Tuesday, January 14, 2014

Stovies; a Traditional Scottish Dish from Left-overs


Stovies is a traditional Scottish dish, basically made from the left-overs of another meal.
There is a possibility that the word Stovies comes from the French "étouffée", to steam, and it would make for a good piece of table trivia, but no one can be certain. Personally I doubt it.
It is, however, commonly accepted that it was originally a Monday dish, re-hashing the left-overs of an extravagant Sunday roast, and that would lead to the meat content in most of the recipes.
So for the traditional Monday cooking, it is based in the old beef gravy, and all the components are either cooked I this gravy or heated up in it. Because of this, every component of the dish soaks in the gravy, heightening the taste.
To recreate the dish from scratch, in its very basic form, we have beef gravy, onions, potatoes.
That’s the basis of the dish, and many would argue that’s it… don’t add anything else. That’s the way some households made the dish. However, that’s not holding up the traditional conception of using up left-overs. In the old days of the dish’s history, any addition would be based on whatever left-overs you had, added to the mixture and heated up.
In our house, to add meat/proteins, my mum would brown some minced beef, and sliced or chopped sausage.
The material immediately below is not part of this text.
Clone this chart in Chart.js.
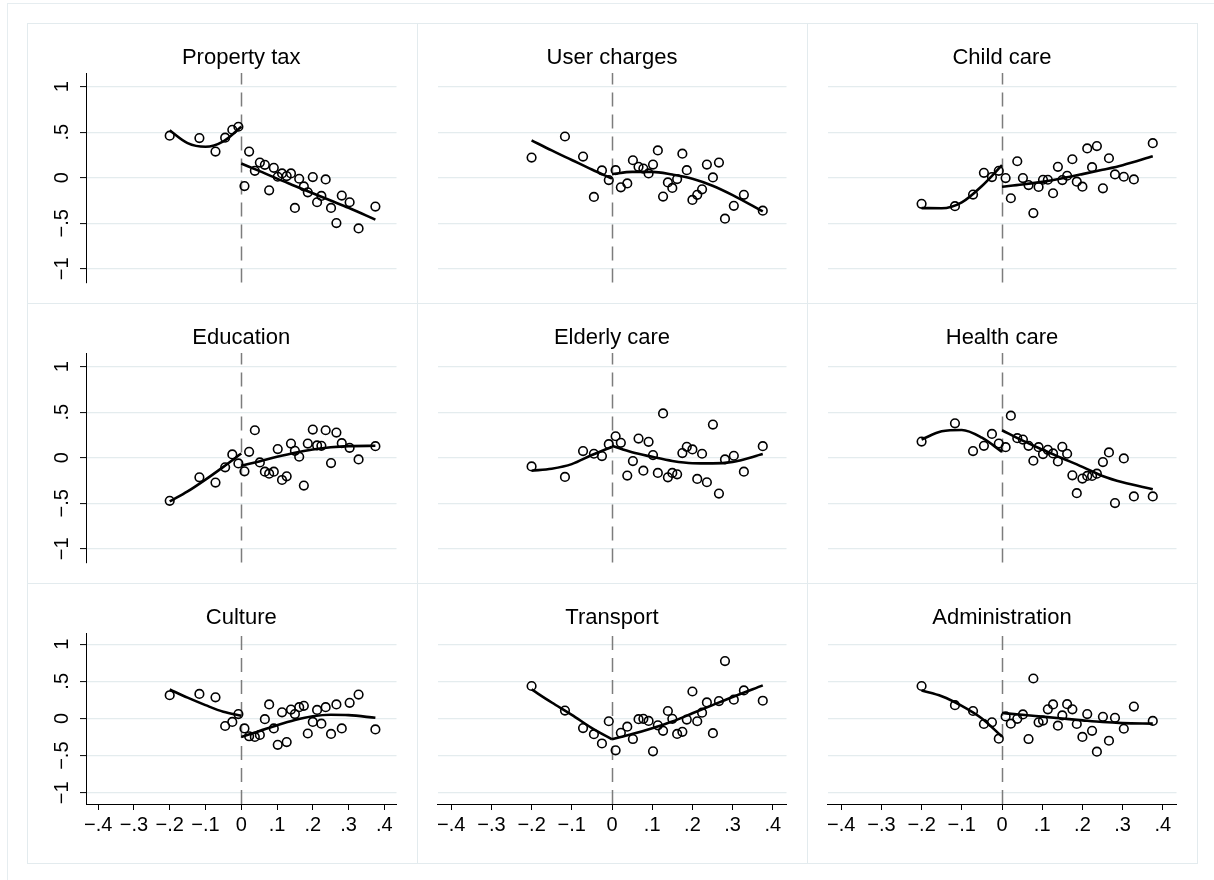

I’ve also heard of chicken, turkey and more commonly corned beef (Popular at the time, tinned/canned).
Adding vegetables also enhances taste, and keeps the traditionalists happy; my mum added chopped carrots and turnip/rutabaga.
I put these additions on a Scottish Facebook site recently, and got all kinds of friendly, yet vehement comments. Seems everyone had their own version, and that became a family tradition. And anything different from the home favorite is sacrilege.
But whatever the mixture above, the bulk of the dish is potatoes; perhaps two to five times the quantity of the rest of the pot; anything to eke out the left-overs and feed the family. Cooked real slow as to not burn the contents at the bottom of the pan, it simmered for a good hour, gently bringing the dish to fruition.
I even remember mum sometimes putting a potato masher through it, just to make it more mushy.
In my house I always garnished the steaming plate with some kind of ketchup, or broon or fruity HP sauce.
Wonderful.
It makes a bit of a mockery of the dish’s primary intent to see it included in some Scottish fine dining restaurants, but I’ve seen cod or mackerel used as the protein, served with a fresh salad, hot oatcakes and beetroot.
 But it gets worse, there’s even a casserole version, topped with roasted cheese. “Serve with a sprinkling of chopped chives or parsley”…
OH PLEASE. Stick to the basics, and it’ll be braw.